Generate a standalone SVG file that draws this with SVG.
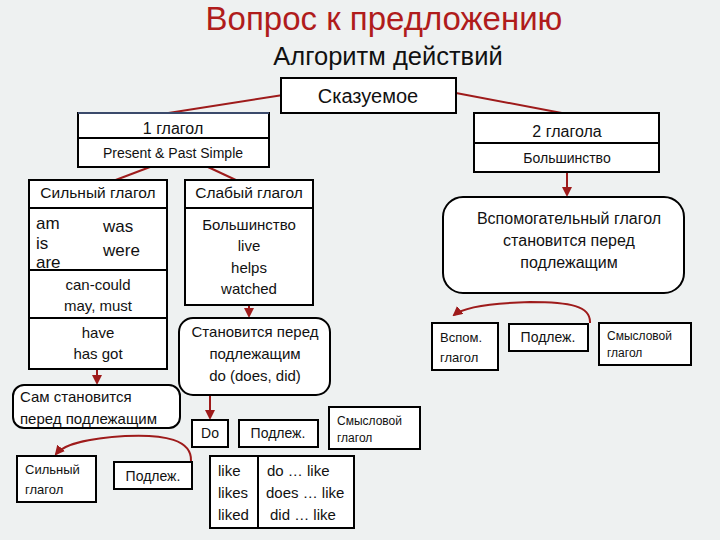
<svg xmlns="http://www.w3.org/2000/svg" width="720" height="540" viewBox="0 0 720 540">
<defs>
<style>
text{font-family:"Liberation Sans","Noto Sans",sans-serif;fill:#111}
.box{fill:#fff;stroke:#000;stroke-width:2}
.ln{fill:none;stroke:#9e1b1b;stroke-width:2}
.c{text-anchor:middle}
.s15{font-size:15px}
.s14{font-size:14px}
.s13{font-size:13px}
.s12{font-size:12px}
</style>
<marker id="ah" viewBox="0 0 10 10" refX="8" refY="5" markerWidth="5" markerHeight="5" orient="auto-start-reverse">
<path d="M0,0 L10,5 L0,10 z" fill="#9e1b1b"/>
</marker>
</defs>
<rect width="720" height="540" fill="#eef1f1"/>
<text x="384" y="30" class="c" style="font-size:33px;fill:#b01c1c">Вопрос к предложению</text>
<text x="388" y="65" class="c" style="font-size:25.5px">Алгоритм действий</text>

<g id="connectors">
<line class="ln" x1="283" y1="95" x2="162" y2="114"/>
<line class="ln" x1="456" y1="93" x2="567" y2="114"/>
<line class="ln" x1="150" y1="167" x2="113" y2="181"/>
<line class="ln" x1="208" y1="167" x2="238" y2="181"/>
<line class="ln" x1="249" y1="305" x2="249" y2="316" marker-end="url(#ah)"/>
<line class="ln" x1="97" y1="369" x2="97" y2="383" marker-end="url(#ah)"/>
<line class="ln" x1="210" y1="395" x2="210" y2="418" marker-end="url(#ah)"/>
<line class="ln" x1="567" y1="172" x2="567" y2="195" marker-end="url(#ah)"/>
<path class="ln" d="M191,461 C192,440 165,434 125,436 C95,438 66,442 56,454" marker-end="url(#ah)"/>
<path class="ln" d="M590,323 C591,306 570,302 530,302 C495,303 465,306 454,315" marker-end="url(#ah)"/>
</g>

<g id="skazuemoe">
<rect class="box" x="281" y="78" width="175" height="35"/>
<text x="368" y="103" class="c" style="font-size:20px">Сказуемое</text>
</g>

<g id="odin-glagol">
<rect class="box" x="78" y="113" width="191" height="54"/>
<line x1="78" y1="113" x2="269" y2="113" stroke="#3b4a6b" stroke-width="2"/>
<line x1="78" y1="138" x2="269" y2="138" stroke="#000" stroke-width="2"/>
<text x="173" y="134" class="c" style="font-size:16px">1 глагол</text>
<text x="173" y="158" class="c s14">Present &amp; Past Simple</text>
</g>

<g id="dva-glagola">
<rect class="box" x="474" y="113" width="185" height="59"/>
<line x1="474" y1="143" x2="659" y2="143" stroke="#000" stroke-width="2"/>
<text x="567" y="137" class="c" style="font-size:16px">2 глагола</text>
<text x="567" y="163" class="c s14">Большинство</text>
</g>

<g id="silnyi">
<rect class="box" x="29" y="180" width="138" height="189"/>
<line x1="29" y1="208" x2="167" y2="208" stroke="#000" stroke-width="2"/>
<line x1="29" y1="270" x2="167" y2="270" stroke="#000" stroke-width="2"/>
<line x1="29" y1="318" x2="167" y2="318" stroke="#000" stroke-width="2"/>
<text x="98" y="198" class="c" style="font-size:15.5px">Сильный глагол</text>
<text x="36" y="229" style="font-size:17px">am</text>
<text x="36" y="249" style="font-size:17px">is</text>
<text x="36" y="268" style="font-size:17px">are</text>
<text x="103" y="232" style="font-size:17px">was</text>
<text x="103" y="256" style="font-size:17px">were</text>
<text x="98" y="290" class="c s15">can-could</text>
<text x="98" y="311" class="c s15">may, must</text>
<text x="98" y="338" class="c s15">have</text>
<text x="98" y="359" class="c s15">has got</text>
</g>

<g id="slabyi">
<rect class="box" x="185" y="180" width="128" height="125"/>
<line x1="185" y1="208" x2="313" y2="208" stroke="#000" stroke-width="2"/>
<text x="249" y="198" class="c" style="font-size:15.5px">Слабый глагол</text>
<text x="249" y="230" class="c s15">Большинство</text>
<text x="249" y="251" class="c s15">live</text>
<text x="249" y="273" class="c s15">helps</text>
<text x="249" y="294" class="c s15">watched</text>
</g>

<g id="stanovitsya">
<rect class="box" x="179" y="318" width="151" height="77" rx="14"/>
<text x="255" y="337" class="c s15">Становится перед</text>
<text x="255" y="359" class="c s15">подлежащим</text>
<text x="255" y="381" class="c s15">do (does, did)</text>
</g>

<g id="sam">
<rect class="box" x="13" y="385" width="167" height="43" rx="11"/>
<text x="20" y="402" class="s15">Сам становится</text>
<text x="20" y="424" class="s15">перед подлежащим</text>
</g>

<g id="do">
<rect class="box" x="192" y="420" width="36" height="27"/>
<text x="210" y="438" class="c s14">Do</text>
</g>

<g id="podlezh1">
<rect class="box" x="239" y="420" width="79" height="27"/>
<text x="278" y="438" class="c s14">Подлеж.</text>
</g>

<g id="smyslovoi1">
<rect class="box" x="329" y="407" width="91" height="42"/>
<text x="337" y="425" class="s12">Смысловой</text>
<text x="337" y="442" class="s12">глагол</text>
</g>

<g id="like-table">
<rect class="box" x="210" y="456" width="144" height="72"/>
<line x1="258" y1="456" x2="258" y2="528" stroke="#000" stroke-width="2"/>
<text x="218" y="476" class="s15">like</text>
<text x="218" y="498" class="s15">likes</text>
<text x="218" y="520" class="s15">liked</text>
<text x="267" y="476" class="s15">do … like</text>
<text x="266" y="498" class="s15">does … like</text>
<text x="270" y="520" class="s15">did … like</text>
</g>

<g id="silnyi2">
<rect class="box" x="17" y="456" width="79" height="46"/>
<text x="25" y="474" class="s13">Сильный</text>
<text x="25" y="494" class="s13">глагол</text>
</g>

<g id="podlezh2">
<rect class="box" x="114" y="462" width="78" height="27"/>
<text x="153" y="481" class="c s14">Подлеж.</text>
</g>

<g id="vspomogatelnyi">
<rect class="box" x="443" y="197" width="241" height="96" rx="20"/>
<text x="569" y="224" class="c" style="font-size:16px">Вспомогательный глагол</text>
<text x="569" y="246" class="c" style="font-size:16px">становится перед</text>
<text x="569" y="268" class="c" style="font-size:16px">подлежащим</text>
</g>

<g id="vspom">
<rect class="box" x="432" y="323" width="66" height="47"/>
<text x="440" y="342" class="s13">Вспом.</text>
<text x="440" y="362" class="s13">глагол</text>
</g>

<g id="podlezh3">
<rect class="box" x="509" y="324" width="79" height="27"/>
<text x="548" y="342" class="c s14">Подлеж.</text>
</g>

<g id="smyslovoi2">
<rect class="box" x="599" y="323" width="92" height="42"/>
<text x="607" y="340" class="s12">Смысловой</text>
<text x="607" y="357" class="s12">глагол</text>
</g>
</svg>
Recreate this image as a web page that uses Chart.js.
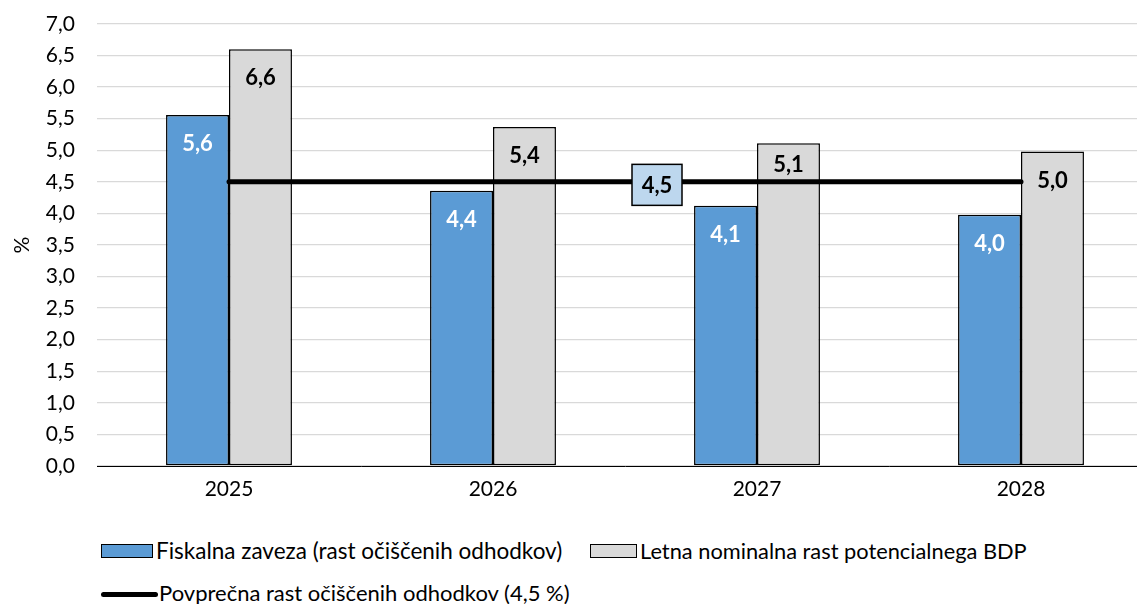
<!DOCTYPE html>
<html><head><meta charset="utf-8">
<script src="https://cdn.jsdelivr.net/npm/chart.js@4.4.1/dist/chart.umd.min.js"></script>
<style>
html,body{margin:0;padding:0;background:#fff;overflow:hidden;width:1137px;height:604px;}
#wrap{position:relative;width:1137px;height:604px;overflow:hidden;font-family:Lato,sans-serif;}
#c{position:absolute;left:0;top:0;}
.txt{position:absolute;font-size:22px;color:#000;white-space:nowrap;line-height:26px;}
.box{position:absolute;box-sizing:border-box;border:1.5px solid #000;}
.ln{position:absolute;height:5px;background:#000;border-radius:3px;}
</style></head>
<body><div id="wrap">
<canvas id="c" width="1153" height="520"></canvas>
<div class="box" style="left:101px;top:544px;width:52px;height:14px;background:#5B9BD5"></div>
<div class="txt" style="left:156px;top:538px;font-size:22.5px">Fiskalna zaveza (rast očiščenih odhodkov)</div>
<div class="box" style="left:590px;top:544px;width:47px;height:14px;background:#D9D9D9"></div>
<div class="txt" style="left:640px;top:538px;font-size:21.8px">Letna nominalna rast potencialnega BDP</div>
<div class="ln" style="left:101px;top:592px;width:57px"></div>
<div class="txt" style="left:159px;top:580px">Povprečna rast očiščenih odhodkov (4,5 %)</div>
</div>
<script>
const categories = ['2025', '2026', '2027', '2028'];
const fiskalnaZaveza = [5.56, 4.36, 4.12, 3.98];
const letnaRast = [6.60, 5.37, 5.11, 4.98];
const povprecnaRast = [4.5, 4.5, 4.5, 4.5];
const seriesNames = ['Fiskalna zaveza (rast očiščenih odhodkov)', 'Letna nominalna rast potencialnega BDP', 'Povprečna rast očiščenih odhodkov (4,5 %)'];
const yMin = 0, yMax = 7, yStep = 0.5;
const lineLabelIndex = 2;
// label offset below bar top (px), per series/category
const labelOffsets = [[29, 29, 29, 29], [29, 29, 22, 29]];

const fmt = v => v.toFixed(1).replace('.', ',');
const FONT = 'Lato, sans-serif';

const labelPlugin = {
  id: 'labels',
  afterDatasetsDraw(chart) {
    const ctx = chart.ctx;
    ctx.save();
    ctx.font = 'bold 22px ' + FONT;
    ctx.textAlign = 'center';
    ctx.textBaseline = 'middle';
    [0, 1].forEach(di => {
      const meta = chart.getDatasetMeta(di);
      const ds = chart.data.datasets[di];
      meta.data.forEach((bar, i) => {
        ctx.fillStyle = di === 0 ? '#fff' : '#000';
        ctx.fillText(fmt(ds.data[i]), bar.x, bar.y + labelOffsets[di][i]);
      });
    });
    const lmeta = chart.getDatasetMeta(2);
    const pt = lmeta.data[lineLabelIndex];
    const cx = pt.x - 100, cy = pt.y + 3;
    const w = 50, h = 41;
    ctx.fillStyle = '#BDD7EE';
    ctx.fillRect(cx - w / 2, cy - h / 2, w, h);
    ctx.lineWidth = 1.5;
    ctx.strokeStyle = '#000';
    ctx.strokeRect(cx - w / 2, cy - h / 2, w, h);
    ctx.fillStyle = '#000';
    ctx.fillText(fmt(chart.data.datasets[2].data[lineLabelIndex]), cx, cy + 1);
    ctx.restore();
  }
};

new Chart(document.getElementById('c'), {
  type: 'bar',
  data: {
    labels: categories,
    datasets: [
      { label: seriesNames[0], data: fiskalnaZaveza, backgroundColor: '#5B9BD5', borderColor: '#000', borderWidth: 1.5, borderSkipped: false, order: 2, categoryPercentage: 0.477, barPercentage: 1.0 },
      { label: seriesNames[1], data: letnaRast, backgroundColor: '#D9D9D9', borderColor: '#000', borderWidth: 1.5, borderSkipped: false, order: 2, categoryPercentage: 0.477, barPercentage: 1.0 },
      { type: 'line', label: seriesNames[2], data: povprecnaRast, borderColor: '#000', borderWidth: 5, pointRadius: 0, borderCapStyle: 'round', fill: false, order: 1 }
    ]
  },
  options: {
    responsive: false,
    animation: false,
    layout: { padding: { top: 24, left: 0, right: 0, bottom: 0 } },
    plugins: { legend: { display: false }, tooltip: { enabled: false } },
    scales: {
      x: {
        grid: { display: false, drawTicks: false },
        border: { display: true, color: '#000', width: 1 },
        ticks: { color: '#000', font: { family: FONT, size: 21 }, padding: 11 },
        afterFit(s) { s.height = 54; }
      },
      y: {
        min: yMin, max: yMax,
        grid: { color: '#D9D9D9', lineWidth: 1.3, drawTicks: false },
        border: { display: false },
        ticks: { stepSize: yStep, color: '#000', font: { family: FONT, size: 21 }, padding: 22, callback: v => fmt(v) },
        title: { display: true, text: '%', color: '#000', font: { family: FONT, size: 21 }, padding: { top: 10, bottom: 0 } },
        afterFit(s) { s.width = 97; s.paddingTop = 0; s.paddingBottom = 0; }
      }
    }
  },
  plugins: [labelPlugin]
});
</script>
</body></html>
● ● ●
What to do: Exactly as they stand, quote the lines beginning with the one that contains "Recreate this image" and ending with the one that contains "const FONT = 'Lato, sans-serif';", with no pictures.

Output:
Recreate this image as a web page that uses Chart.js.
<!DOCTYPE html>
<html><head><meta charset="utf-8">
<script src="https://cdn.jsdelivr.net/npm/chart.js@4.4.1/dist/chart.umd.min.js"></script>
<style>
html,body{margin:0;padding:0;background:#fff;overflow:hidden;width:1137px;height:604px;}
#wrap{position:relative;width:1137px;height:604px;overflow:hidden;font-family:Lato,sans-serif;}
#c{position:absolute;left:0;top:0;}
.txt{position:absolute;font-size:22px;color:#000;white-space:nowrap;line-height:26px;}
.box{position:absolute;box-sizing:border-box;border:1.5px solid #000;}
.ln{position:absolute;height:5px;background:#000;border-radius:3px;}
</style></head>
<body><div id="wrap">
<canvas id="c" width="1153" height="520"></canvas>
<div class="box" style="left:101px;top:544px;width:52px;height:14px;background:#5B9BD5"></div>
<div class="txt" style="left:156px;top:538px;font-size:22.5px">Fiskalna zaveza (rast očiščenih odhodkov)</div>
<div class="box" style="left:590px;top:544px;width:47px;height:14px;background:#D9D9D9"></div>
<div class="txt" style="left:640px;top:538px;font-size:21.8px">Letna nominalna rast potencialnega BDP</div>
<div class="ln" style="left:101px;top:592px;width:57px"></div>
<div class="txt" style="left:159px;top:580px">Povprečna rast očiščenih odhodkov (4,5 %)</div>
</div>
<script>
const categories = ['2025', '2026', '2027', '2028'];
const fiskalnaZaveza = [5.56, 4.36, 4.12, 3.98];
const letnaRast = [6.60, 5.37, 5.11, 4.98];
const povprecnaRast = [4.5, 4.5, 4.5, 4.5];
const seriesNames = ['Fiskalna zaveza (rast očiščenih odhodkov)', 'Letna nominalna rast potencialnega BDP', 'Povprečna rast očiščenih odhodkov (4,5 %)'];
const yMin = 0, yMax = 7, yStep = 0.5;
const lineLabelIndex = 2;
// label offset below bar top (px), per series/category
const labelOffsets = [[29, 29, 29, 29], [29, 29, 22, 29]];

const fmt = v => v.toFixed(1).replace('.', ',');
const FONT = 'Lato, sans-serif';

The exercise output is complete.